Tim Pears (who I’ve not yet read, nor, I confess heard of, wrote In the Place of Fallen Leaves, In a Land of Plenty and The West Country Trilogy) comments that he uses empathy and sympathy – especially in portraying one character very different in every way from himself.
Monique Roffey comments that it’s a mixture of accident and design, conscious and unconscious – “snatches of people you’ve seen in the street or snatches of someone you might have met… (or) had a brief encounter with”; she then writes a biography of her character with every detail noted down before she begins to write about them. Michelle was born in Trinidad and her books include The White Woman on the Green Bicycle, Archipelago and House of Ashes.
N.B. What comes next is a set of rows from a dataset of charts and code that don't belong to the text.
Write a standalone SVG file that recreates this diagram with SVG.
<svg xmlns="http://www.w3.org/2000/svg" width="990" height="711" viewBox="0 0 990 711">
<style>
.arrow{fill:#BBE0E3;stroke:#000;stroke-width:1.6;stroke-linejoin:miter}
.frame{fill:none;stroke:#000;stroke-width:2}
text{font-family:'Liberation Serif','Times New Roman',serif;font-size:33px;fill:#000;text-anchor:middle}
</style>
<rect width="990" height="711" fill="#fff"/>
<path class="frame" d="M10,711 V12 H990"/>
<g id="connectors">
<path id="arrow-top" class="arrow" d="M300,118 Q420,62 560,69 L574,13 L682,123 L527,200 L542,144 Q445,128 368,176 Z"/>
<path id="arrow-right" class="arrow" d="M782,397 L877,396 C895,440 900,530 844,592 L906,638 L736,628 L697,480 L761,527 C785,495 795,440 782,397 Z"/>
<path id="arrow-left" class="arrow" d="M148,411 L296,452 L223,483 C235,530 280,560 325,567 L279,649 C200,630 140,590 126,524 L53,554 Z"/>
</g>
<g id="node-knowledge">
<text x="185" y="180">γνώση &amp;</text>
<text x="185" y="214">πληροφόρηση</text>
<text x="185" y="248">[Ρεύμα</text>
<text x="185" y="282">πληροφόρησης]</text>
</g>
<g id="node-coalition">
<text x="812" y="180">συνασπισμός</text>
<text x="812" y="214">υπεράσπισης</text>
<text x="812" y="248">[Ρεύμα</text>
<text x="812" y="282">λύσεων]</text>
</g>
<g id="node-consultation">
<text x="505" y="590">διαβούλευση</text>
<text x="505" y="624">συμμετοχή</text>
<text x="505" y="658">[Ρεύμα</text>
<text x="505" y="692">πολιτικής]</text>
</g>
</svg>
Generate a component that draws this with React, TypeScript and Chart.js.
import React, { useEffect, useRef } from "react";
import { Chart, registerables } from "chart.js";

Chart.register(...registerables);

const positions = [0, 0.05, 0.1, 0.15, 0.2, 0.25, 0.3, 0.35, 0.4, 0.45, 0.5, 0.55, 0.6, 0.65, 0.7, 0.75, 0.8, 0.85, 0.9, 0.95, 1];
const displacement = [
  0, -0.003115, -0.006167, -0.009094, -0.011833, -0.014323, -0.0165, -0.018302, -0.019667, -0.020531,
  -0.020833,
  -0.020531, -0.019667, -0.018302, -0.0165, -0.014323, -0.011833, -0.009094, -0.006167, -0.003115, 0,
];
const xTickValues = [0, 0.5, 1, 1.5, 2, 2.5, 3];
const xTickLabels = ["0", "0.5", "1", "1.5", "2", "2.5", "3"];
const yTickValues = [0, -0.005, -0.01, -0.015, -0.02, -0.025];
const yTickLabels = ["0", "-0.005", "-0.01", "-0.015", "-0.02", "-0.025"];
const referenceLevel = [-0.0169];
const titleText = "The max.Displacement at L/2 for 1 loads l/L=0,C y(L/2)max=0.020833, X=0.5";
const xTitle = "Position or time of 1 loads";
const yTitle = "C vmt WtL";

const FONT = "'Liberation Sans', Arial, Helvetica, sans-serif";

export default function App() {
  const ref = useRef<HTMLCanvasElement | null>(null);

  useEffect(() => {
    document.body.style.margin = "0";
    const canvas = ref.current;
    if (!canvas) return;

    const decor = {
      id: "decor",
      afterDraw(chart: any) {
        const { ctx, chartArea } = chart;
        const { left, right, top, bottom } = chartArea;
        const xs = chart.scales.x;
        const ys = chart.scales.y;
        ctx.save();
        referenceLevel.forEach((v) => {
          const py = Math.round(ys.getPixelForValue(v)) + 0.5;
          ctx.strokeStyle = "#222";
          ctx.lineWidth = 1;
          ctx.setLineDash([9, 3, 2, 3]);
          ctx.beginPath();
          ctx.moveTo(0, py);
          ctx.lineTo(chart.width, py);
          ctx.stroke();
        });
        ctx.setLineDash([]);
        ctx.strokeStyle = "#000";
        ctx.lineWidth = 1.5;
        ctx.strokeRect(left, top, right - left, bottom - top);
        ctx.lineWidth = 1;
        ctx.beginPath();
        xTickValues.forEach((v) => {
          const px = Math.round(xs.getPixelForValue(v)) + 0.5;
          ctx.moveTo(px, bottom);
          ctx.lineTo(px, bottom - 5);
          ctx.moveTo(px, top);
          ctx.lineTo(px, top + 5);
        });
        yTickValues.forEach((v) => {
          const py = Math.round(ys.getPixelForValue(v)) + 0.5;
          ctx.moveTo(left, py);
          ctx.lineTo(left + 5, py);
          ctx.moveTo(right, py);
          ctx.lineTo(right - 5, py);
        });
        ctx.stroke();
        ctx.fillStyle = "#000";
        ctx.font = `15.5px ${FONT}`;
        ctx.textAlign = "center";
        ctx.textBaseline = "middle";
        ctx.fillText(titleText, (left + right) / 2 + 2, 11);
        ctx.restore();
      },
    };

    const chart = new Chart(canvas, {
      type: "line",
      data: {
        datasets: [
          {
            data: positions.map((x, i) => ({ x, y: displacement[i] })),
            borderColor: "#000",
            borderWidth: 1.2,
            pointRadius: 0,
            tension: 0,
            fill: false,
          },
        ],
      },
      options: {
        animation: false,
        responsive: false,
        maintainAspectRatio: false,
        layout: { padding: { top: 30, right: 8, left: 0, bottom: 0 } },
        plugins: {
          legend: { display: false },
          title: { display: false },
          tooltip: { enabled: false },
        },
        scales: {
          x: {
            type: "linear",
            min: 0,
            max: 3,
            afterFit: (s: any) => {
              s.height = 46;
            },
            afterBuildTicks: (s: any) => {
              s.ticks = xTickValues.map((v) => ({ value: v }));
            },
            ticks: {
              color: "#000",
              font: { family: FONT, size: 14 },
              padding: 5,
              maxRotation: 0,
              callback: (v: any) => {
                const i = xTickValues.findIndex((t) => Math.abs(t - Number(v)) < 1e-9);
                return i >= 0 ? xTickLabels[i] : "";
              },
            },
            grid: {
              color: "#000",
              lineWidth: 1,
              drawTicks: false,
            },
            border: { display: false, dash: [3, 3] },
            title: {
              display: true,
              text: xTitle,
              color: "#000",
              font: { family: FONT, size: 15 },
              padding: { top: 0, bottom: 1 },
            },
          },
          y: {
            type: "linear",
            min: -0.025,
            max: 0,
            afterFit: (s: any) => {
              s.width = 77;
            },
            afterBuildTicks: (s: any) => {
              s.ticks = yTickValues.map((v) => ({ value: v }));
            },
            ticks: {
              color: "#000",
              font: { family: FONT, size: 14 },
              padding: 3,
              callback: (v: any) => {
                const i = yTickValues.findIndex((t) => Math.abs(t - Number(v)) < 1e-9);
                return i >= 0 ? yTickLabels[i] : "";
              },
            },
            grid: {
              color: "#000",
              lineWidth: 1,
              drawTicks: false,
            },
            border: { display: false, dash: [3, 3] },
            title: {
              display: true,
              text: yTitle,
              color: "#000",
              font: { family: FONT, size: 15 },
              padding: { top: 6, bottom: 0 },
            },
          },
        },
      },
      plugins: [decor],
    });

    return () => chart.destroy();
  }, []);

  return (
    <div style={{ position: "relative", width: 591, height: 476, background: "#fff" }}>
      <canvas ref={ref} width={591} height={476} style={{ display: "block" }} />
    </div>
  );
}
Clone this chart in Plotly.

Alex Garland definitely uses the idea of people he’s met – even if only fleetingly. He makes sure, even with minor characters that he gives them a distinctive aspect so they are clear and memorable – “you find a little peg to hang them on and leave them on it.” . Alex is most famous for his books The Beach, The Tesserat and The Coma, and is now involved in films and film direction.
Louis de Berniers is probably best known for his book, made into a film, Captain Corelli’s Mandolin, and his comments on characters really rang a bell with me; he describes characters who “just turns up at your shoulder like a ghost and insists on being written, it’s rather spooky, it’s a bit like being a medium.” That definitely resonates with me; he continues about the other type of character who “you invent more or less from scratch or create as a composite of various people that you’ve noticed or come across” – and again, that really rings true in the way my characters get written.
I shall be very interested to read what others on the course think of these comments. It will definitely make me think more clearly and carefully about the way I write, but I’m not sure I will necessarily change the way I write!